Распластавшись на холодной сырой глине, Лойд силился сохранить последки сознания. Голодные колики лихо скрутили все тело, так что боли от недавних ран ему более не досаждали. Правду говорят: пред плотской немощью уступает всякая, хоть и бездонная душевная мука.
Истомленный собственной волей к жизни, лишенный всяких человеческих смыслов и притязаний, герой наш, минуя предсмертную агонию, смиренно чах. Та скромная задорная искорка его ненасытной души, что еще пару часов назад ухватилась за величайшую милость спасения, грозилась вот-вот покинуть тело, теперь безразличное к свободе. В пустой от мыслей голове блуждали видения – красочные, как иллюзии душевнобольного. Вот мать тянет руку к его юношескому лицу, усыпанному веснушками, и смеется, смеется… А вот она же, полулежа в кресле-качалке, укрытая пестрой шалью, надтреснутым болезнью голоском щебечет песню о нерожденных детях. Песню, услышанную ею в далеком детстве от матери и запечатлевшуюся в памяти как упрек всему мирскому несовершенству. И Лойд, в унисон видению, затянул:
Ждала-а младенца мать
Стели-ила колыбель
А за-а окном война-а
Сражала дух людей
Голубка ты моя
Дитя свое укро-ой
В утробе навсегда
От черствости земной
Пусть спит младенец твой
В убежище святом
И ты прими покой
Забывшись вечным сном
Горячие слезы заструились из уголков глаз по исхудавшим небритым щекам. Слезы – обезболивающее для человеческих душ. Они – кульминация слабосилия, и они же – живительная влага, выплескивающая тепло сердца на поверхность наших коченеющих тел. Здесь, во мраке неведения, обращаясь грезами к миру живых, Лойд обрел нечто большее, чем череда надежд и отчаяний. Он обрел свободу от томления духа, свободу от необходимости жить. Здесь, в гробнице окаменевших времен, он нашел покой и смирение. Та жизнь, которая, как ему казалось, была лишь пробой пера, так и не сложилась, пусть бы и в фельетон. Думал ли Лойд на рассвете своей жизни о том, какой конец ему уготован? Отнюдь: внутренний взор его обращен был к мраку настоящего. Прежде – к тоске по отцу, чуть погодя – к трауру по матери, засим – к хронической меланхолии по навсегда покинувшей его невесте, его Сели́н. Жизнь Лойда Шиперо, к великому облегчению его нынешнего, всегда была островом зыбучих песков, местом запланированных потерь. И если хоть на миг ему некогда удалось бы ступить на твердую почву того острова, то, возможно, он бы никогда не смог стать поистине свободным, как сейчас. «Нерожденному и не умирать», – пронеслось в голове.
Полуявь надломилась крепким толчком откуда-то сверху.
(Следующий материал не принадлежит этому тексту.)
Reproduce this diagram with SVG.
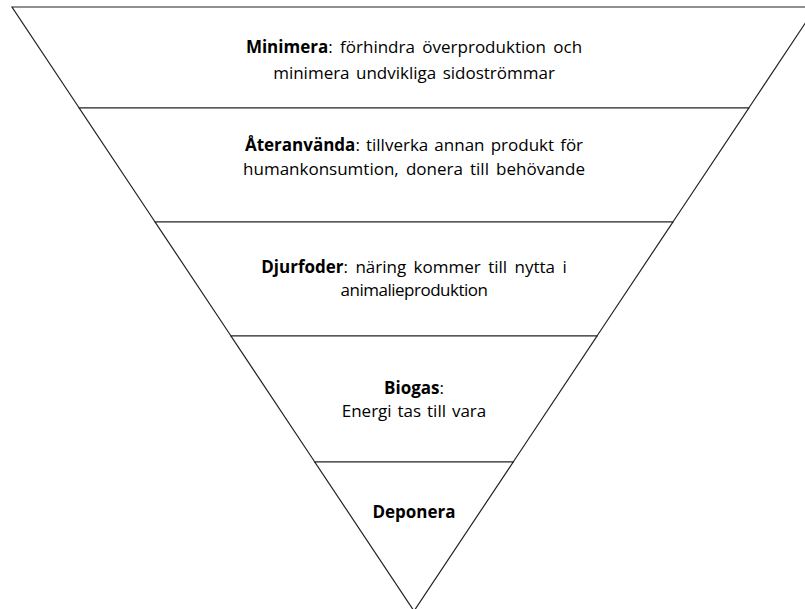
<svg xmlns="http://www.w3.org/2000/svg" width="805" height="609" viewBox="0 0 805 609">
<style>
.tier{fill:#ffffff;stroke:#222;stroke-width:1.2}
.t{font-family:"Open Sans","Liberation Sans",sans-serif;font-size:17px;fill:#000;text-anchor:middle}
.b{font-weight:bold}
</style>
<rect width="805" height="609" fill="#fff"/>
<g id="tier-minimera">
<polygon class="tier" points="12,7 816,7 748.8,108 79.2,108"/>
<text class="t" x="414" y="53" word-spacing="3"><tspan class="b">Minimera</tspan>: förhindra överproduktion och</text>
<text class="t" x="414" y="79" word-spacing="2">minimera undvikliga sidoströmmar</text>
</g>
<g id="tier-ateranvanda">
<polygon class="tier" points="79.2,108 748.8,108 672.9,222 155.1,222"/>
<text class="t" x="414" y="151" word-spacing="1.7"><tspan class="b">Återanvända</tspan>: tillverka annan produkt för</text>
<text class="t" x="414" y="175" word-spacing="2.7">humankonsumtion, donera till behövande</text>
</g>
<g id="tier-djurfoder">
<polygon class="tier" points="155.1,222 672.9,222 597,336 231,336"/>
<text class="t" x="414" y="273" word-spacing="3"><tspan class="b">Djurfoder</tspan>: näring kommer till nytta i</text>
<text class="t" x="414" y="296" letter-spacing="-0.5">animalieproduktion</text>
</g>
<g id="tier-biogas">
<polygon class="tier" points="231,336 597,336 513.2,462 314.8,462"/>
<text class="t" x="414" y="394"><tspan class="b">Biogas</tspan>:</text>
<text class="t" x="414" y="417" word-spacing="1.5">Energi tas till vara</text>
</g>
<g id="tier-deponera">
<polygon class="tier" points="314.8,462 513.2,462 414,611"/>
<text class="t b" x="414" y="518">Deponera</text>
</g>
<g id="connectors"></g>
</svg>
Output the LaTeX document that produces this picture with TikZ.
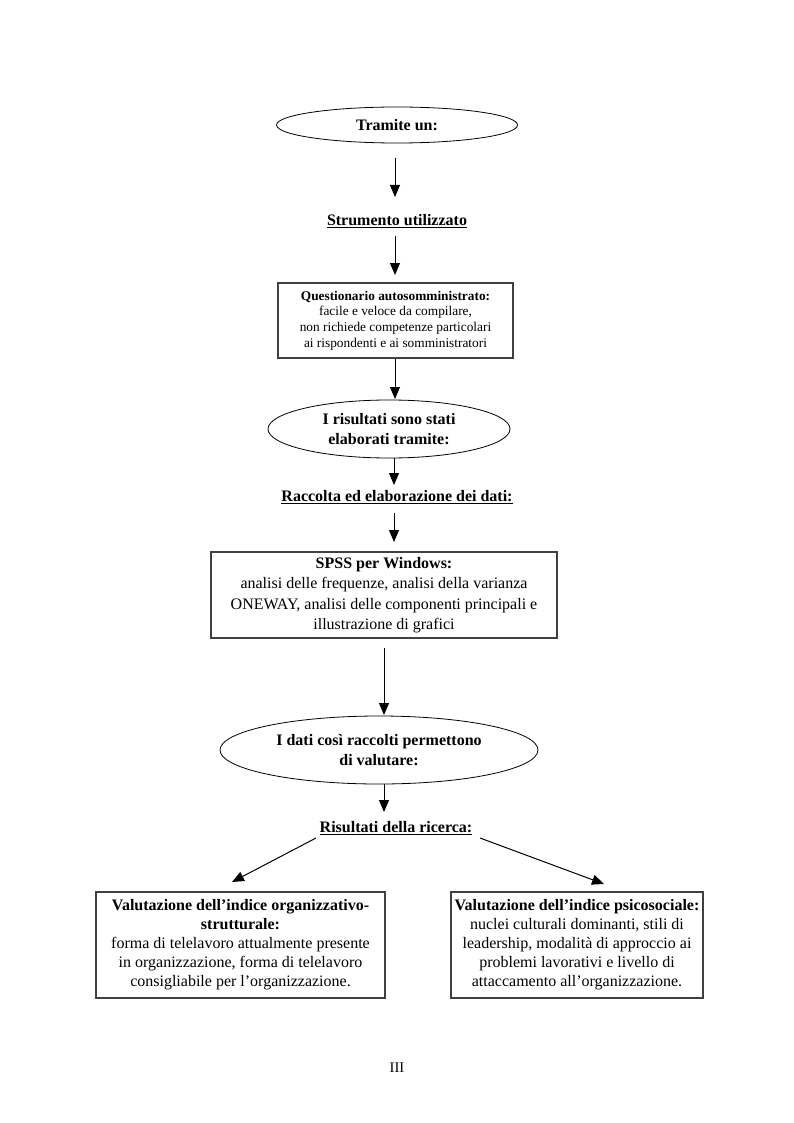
\documentclass[tikz,border=0pt]{standalone}
\usepackage{fontspec}
\setmainfont{Liberation Serif}
\usetikzlibrary{shapes.geometric,arrows.meta}
\begin{document}
\begin{tikzpicture}[x=0.75pt,y=-0.75pt,
  arr/.style={draw=black, line width=0.75pt, -{Triangle[width=7.5pt,length=9pt]}},
  oval/.style={draw=black, ellipse, line width=0.6pt, inner sep=0pt, align=center,
    font=\fontsize{12}{15.5}\selectfont\bfseries},
  boxnode/.style={draw=black!75, line width=1pt, inner sep=0pt, align=center},
  head/.style={inner sep=0pt, font=\fontsize{12}{14}\selectfont\bfseries}]
\useasboundingbox (0,0) rectangle (793,1123);

% nodes
\node[oval, minimum width=180.75pt, minimum height=27pt] (e1) at (397,125) {Tramite un:};
\node[head] (s1) at (397,221) {\underline{Strumento utilizzato}};
\node[boxnode, minimum width=176.25pt, minimum height=56.25pt,
  font=\fontsize{10}{11.8}\selectfont] (b1) at (395.5,320.5)
  {\textbf{Questionario autosomministrato:}\\facile e veloce da compilare,\\non richiede competenze particolari\\ai rispondenti e ai somministratori};
\node[oval, minimum width=181.5pt, minimum height=43.5pt] (e2) at (389,429)
  {I risultati sono stati\\elaborati tramite:};
\node[head] (s2) at (397,497) {\underline{Raccolta ed elaborazione dei dati:}};
\node[boxnode, minimum width=259.5pt, minimum height=64.5pt,
  font=\fontsize{12}{15.4}\selectfont] (b2) at (384,595)
  {\textbf{SPSS per Windows:}\\analisi delle frequenze, analisi della varianza\\ONEWAY, analisi delle componenti principali e\\illustrazione di grafici};
\node[oval, minimum width=238.5pt, minimum height=51pt] (e3) at (379,750)
  {I dati così raccolti permettono\\di valutare:};
\node[head] (s3) at (396,828) {\underline{Risultati della ricerca:}};
\node[boxnode, minimum width=216.75pt, minimum height=79.5pt,
  font=\fontsize{12}{14.3}\selectfont] (b3) at (240.5,945)
  {\textbf{Valutazione dell’indice organizzativo-}\\\textbf{strutturale:}\\forma di telelavoro attualmente presente\\in organizzazione, forma di telelavoro\\consigliabile per l’organizzazione.};
\node[boxnode, minimum width=189pt, minimum height=79.5pt,
  font=\fontsize{12}{14.3}\selectfont] (b4) at (577,945)
  {\textbf{Valutazione dell’indice psicosociale:}\\nuclei culturali dominanti, stili di\\leadership, modalità di approccio ai\\problemi lavorativi e livello di\\attaccamento all’organizzazione.};
\node[inner sep=0pt, font=\fontsize{11}{13}\selectfont] (pg) at (397,1068) {III};

% connector end points
\coordinate (a1s) at (395,158); \coordinate (a1e) at (395,197);
\coordinate (a2s) at (395,236); \coordinate (a2e) at (395,275);
\coordinate (a3e) at (395,399);
\coordinate (a4e) at (394,485);
\coordinate (a5s) at (394,513); \coordinate (a5e) at (394,542);
\coordinate (a6s) at (384,648); \coordinate (a6e) at (384,715);
\coordinate (a7e) at (384,812);
\coordinate (a8s) at (316,838); \coordinate (a8e) at (232,882);
\coordinate (a9s) at (480,838); \coordinate (a9e) at (604,884);

% connectors
\draw[arr] (a1s) -- (a1e);
\draw[arr] (a2s) -- (a2e);
\draw[arr] (b1.south -| a3e) -- (a3e);
\draw[arr] (e2.south -| a4e) -- (a4e);
\draw[arr] (a5s) -- (a5e);
\draw[arr] (a6s) -- (a6e);
\draw[arr] (e3.south -| a7e) -- (a7e);
\draw[arr] (a8s) -- (a8e);
\draw[arr] (a9s) -- (a9e);
\end{tikzpicture}
\end{document}
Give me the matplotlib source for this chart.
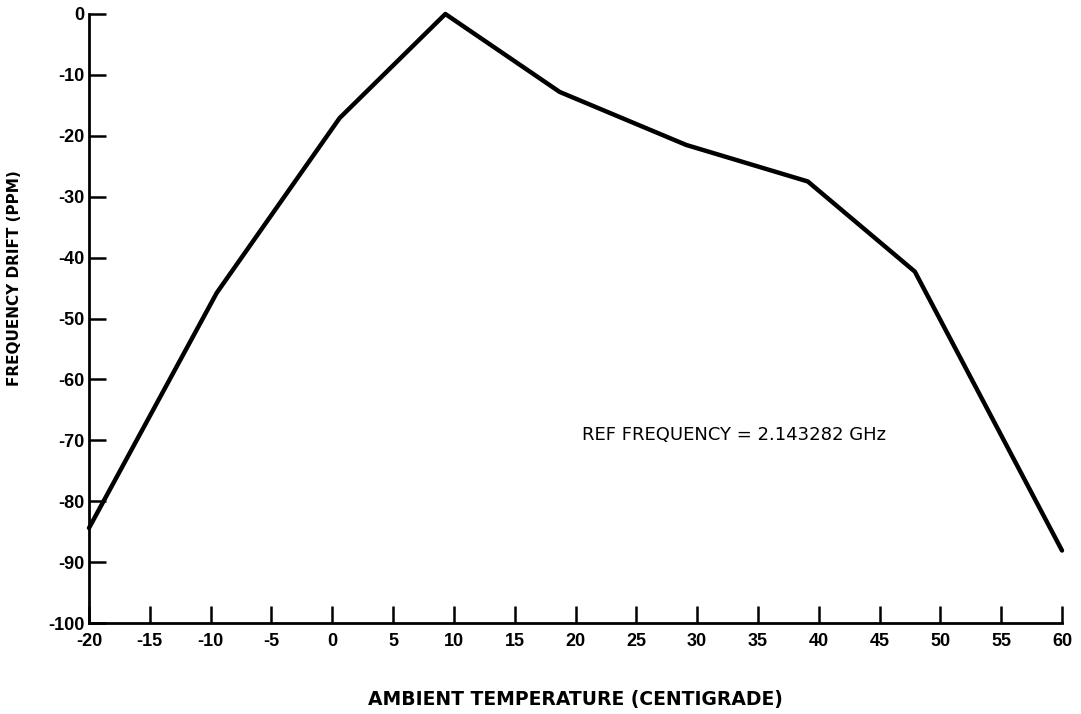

Тело инстинктивно съежилось, и все мышцы словно обрели слух: «Вода!» Затаив дыхание от внезапного провидения, Лойд принялся рисовать в воображении события, от которых его отделяли хрупкие своды. То был не топот лошадиных копыт – то был прибой. Теперь же ритмичный звук нашел своего владельца, и у старика уже не оставалось сомнений, что тоннель пролегал под скалистым берегом, о который с размахом разбивались морские буруны. «Если так, – пораскинул он, – то искать естественный выход наружу должно куда выше. В противном случае здешние места попросту были бы затоплены». Между тем удары набирали силу, и подземелье уже становилось опасным укрытием. Лойд не осмелился искушать судьбу и доверяться наверняка не раз терпевшему стихийные покушения тоннелю. Подобрав верхнюю одежду и подпоясавшись покрепче – тело неумолимо теряло объемы, – он погарцевал вверх по подземным коридорам, на этот раз рассчитывая набрести на пробоину в скале над уровнем моря.
Вскоре ему улыбнулась удача: не пройдя и часа пути, Лойд учуял слабое дыхание соленого бриза, а еще спустя дюжину уверенных шагов по крутому подъему веки его обжег позабытый кроваво-красный солнечный свет.